Data >>

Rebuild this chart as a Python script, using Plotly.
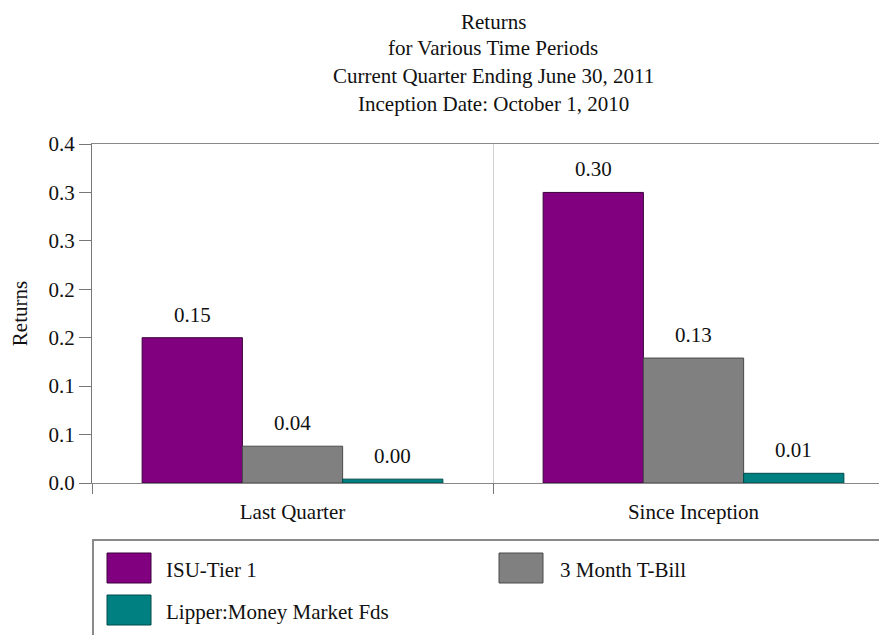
import plotly.graph_objects as go

# ---- data ----
categories = ["Last Quarter", "Since Inception"]
series_names = ["ISU-Tier 1", "3 Month T-Bill", "Lipper:Money Market Fds"]
isu_tier1 = [0.150, 0.300]
tbill_3m = [0.038, 0.129]
lipper_mm = [0.004, 0.010]
series_values = [isu_tier1, tbill_3m, lipper_mm]
series_colors = ["#800080", "#808080", "#008080"]
outline_colors = ["#3c003c", "#4a4a4a", "#004a4a"]
y_tickvals = [0.0, 0.05, 0.10, 0.15, 0.20, 0.25, 0.30, 0.35]
y_ticktext = ["0.0", "0.1", "0.1", "0.2", "0.2", "0.3", "0.3", "0.4"]
title_lines = [
    "Returns",
    "for Various Time Periods",
    "Current Quarter Ending June 30, 2011",
    "Inception Date: October 1, 2010",
]

FONT = "Liberation Serif, Times New Roman, serif"
FS = 21

# page body has an 8px margin; compensate so the picture lands where the reference is
OFF = 8
W, H = 887 - OFF, 635 - OFF
# target pixel geometry (window coordinates)
PL, PT, PB = 92, 144, 483
ML, MT = PL - OFF, PT - OFF
MB = H - (PB - OFF)
MR = 0
plot_w = W - ML - MR
plot_h = H - MT - MB
cat_px = 401.0
x_range = [-0.5, -0.5 + plot_w / cat_px]
bargap = 0.25
bar_px = cat_px * (1 - bargap) / 3


def py(px):  # window pixel y -> paper y
    return (PB - px) / plot_h


def pxx(px):  # window pixel x -> paper x
    return (px - PL) / plot_w


fig = go.Figure()
for name, vals, col, ocol in zip(series_names, series_values, series_colors, outline_colors):
    fig.add_trace(go.Bar(
        x=categories, y=vals, name=name,
        marker=dict(color=col, line=dict(color=ocol, width=1)),
        showlegend=False,
    ))

annotations = []
# value labels above bars
for i, vals in enumerate(series_values):
    for c, v in zip(categories, vals):
        annotations.append(dict(
            x=c, y=v, xref="x", yref="y", text=f"{v:.2f}",
            showarrow=False, xshift=(i - 1) * bar_px, yshift=23,
            yanchor="middle", xanchor="center",
            font=dict(family=FONT, size=FS, color="#111"),
        ))

# title lines
title_y = [22, 48, 76, 104]
for t, yy in zip(title_lines, title_y):
    annotations.append(dict(
        x=pxx(493), y=py(yy), xref="paper", yref="paper", text=t,
        showarrow=False, xanchor="center", yanchor="middle", borderpad=0,
        font=dict(family=FONT, size=FS, color="#111"),
    ))

# legend (manual box)
shapes = [dict(type="rect", xref="paper", yref="paper",
               x0=pxx(93), x1=pxx(900), y0=py(540), y1=py(645),
               line=dict(color="#8a8a8a", width=2), fillcolor="rgba(0,0,0,0)")]
legend_pos = [(107, 553, 164), (499, 553, 558), (107, 595, 164)]
for name, col, ocol, (sx, sy, tx) in zip(series_names, series_colors, outline_colors, legend_pos):
    shapes.append(dict(type="rect", xref="paper", yref="paper",
                       x0=pxx(sx), x1=pxx(sx + 44), y0=py(sy), y1=py(sy + 30),
                       fillcolor=col, line=dict(color=ocol, width=1)))
    annotations.append(dict(
        x=pxx(tx), y=py(sy + 17), xref="paper", yref="paper", text=name,
        showarrow=False, xanchor="left", yanchor="middle",
        font=dict(family=FONT, size=FS, color="#111"),
    ))

fig.update_layout(
    width=W, height=H,
    margin=dict(l=ML, r=MR, t=MT, b=MB, pad=0),
    paper_bgcolor="white", plot_bgcolor="white",
    barmode="group", bargap=bargap, bargroupgap=0,
    font=dict(family=FONT, size=FS, color="#111"),
    annotations=annotations, shapes=shapes,
    showlegend=False,
)
fig.update_xaxes(
    type="category", range=x_range,
    tickson="boundaries", ticks="outside", ticklen=10, tickcolor="#777", tickwidth=1,
    showline=True, linecolor="#888", linewidth=1, mirror=True,
    showgrid=True, gridcolor="#d0d0d0", gridwidth=1,
    tickfont=dict(family=FONT, size=FS, color="#111"),
    ticklabelstandoff=10,
)
fig.update_yaxes(
    range=[0, 0.35], tickvals=y_tickvals, ticktext=y_ticktext,
    ticks="outside", ticklen=12, tickcolor="#777", tickwidth=1,
    showline=True, linecolor="#777", linewidth=1,
    showgrid=False, zeroline=False,
    tickfont=dict(family=FONT, size=FS, color="#111"),
    title=dict(text="Returns", font=dict(family=FONT, size=FS, color="#111"), standoff=20),
)

fig.write_html("out.html")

Challenge >>
Give the data above again in full and unchanged, skipping the pictures.

Answer for this exercise >>
Rebuild this chart as a Python script, using Plotly.
import plotly.graph_objects as go

# ---- data ----
categories = ["Last Quarter", "Since Inception"]
series_names = ["ISU-Tier 1", "3 Month T-Bill", "Lipper:Money Market Fds"]
isu_tier1 = [0.150, 0.300]
tbill_3m = [0.038, 0.129]
lipper_mm = [0.004, 0.010]
series_values = [isu_tier1, tbill_3m, lipper_mm]
series_colors = ["#800080", "#808080", "#008080"]
outline_colors = ["#3c003c", "#4a4a4a", "#004a4a"]
y_tickvals = [0.0, 0.05, 0.10, 0.15, 0.20, 0.25, 0.30, 0.35]
y_ticktext = ["0.0", "0.1", "0.1", "0.2", "0.2", "0.3", "0.3", "0.4"]
title_lines = [
    "Returns",
    "for Various Time Periods",
    "Current Quarter Ending June 30, 2011",
    "Inception Date: October 1, 2010",
]

FONT = "Liberation Serif, Times New Roman, serif"
FS = 21

# page body has an 8px margin; compensate so the picture lands where the reference is
OFF = 8
W, H = 887 - OFF, 635 - OFF
# target pixel geometry (window coordinates)
PL, PT, PB = 92, 144, 483
ML, MT = PL - OFF, PT - OFF
MB = H - (PB - OFF)
MR = 0
plot_w = W - ML - MR
plot_h = H - MT - MB
cat_px = 401.0
x_range = [-0.5, -0.5 + plot_w / cat_px]
bargap = 0.25
bar_px = cat_px * (1 - bargap) / 3


def py(px):  # window pixel y -> paper y
    return (PB - px) / plot_h


def pxx(px):  # window pixel x -> paper x
    return (px - PL) / plot_w


fig = go.Figure()
for name, vals, col, ocol in zip(series_names, series_values, series_colors, outline_colors):
    fig.add_trace(go.Bar(
        x=categories, y=vals, name=name,
        marker=dict(color=col, line=dict(color=ocol, width=1)),
        showlegend=False,
    ))

annotations = []
# value labels above bars
for i, vals in enumerate(series_values):
    for c, v in zip(categories, vals):
        annotations.append(dict(
            x=c, y=v, xref="x", yref="y", text=f"{v:.2f}",
            showarrow=False, xshift=(i - 1) * bar_px, yshift=23,
            yanchor="middle", xanchor="center",
            font=dict(family=FONT, size=FS, color="#111"),
        ))

# title lines
title_y = [22, 48, 76, 104]
for t, yy in zip(title_lines, title_y):
    annotations.append(dict(
        x=pxx(493), y=py(yy), xref="paper", yref="paper", text=t,
        showarrow=False, xanchor="center", yanchor="middle", borderpad=0,
        font=dict(family=FONT, size=FS, color="#111"),
    ))

# legend (manual box)
shapes = [dict(type="rect", xref="paper", yref="paper",
               x0=pxx(93), x1=pxx(900), y0=py(540), y1=py(645),
               line=dict(color="#8a8a8a", width=2), fillcolor="rgba(0,0,0,0)")]
legend_pos = [(107, 553, 164), (499, 553, 558), (107, 595, 164)]
for name, col, ocol, (sx, sy, tx) in zip(series_names, series_colors, outline_colors, legend_pos):
    shapes.append(dict(type="rect", xref="paper", yref="paper",
                       x0=pxx(sx), x1=pxx(sx + 44), y0=py(sy), y1=py(sy + 30),
                       fillcolor=col, line=dict(color=ocol, width=1)))
    annotations.append(dict(
        x=pxx(tx), y=py(sy + 17), xref="paper", yref="paper", text=name,
        showarrow=False, xanchor="left", yanchor="middle",
        font=dict(family=FONT, size=FS, color="#111"),
    ))

fig.update_layout(
    width=W, height=H,
    margin=dict(l=ML, r=MR, t=MT, b=MB, pad=0),
    paper_bgcolor="white", plot_bgcolor="white",
    barmode="group", bargap=bargap, bargroupgap=0,
    font=dict(family=FONT, size=FS, color="#111"),
    annotations=annotations, shapes=shapes,
    showlegend=False,
)
fig.update_xaxes(
    type="category", range=x_range,
    tickson="boundaries", ticks="outside", ticklen=10, tickcolor="#777", tickwidth=1,
    showline=True, linecolor="#888", linewidth=1, mirror=True,
    showgrid=True, gridcolor="#d0d0d0", gridwidth=1,
    tickfont=dict(family=FONT, size=FS, color="#111"),
    ticklabelstandoff=10,
)
fig.update_yaxes(
    range=[0, 0.35], tickvals=y_tickvals, ticktext=y_ticktext,
    ticks="outside", ticklen=12, tickcolor="#777", tickwidth=1,
    showline=True, linecolor="#777", linewidth=1,
    showgrid=False, zeroline=False,
    tickfont=dict(family=FONT, size=FS, color="#111"),
    title=dict(text="Returns", font=dict(family=FONT, size=FS, color="#111"), standoff=20),
)

fig.write_html("out.html")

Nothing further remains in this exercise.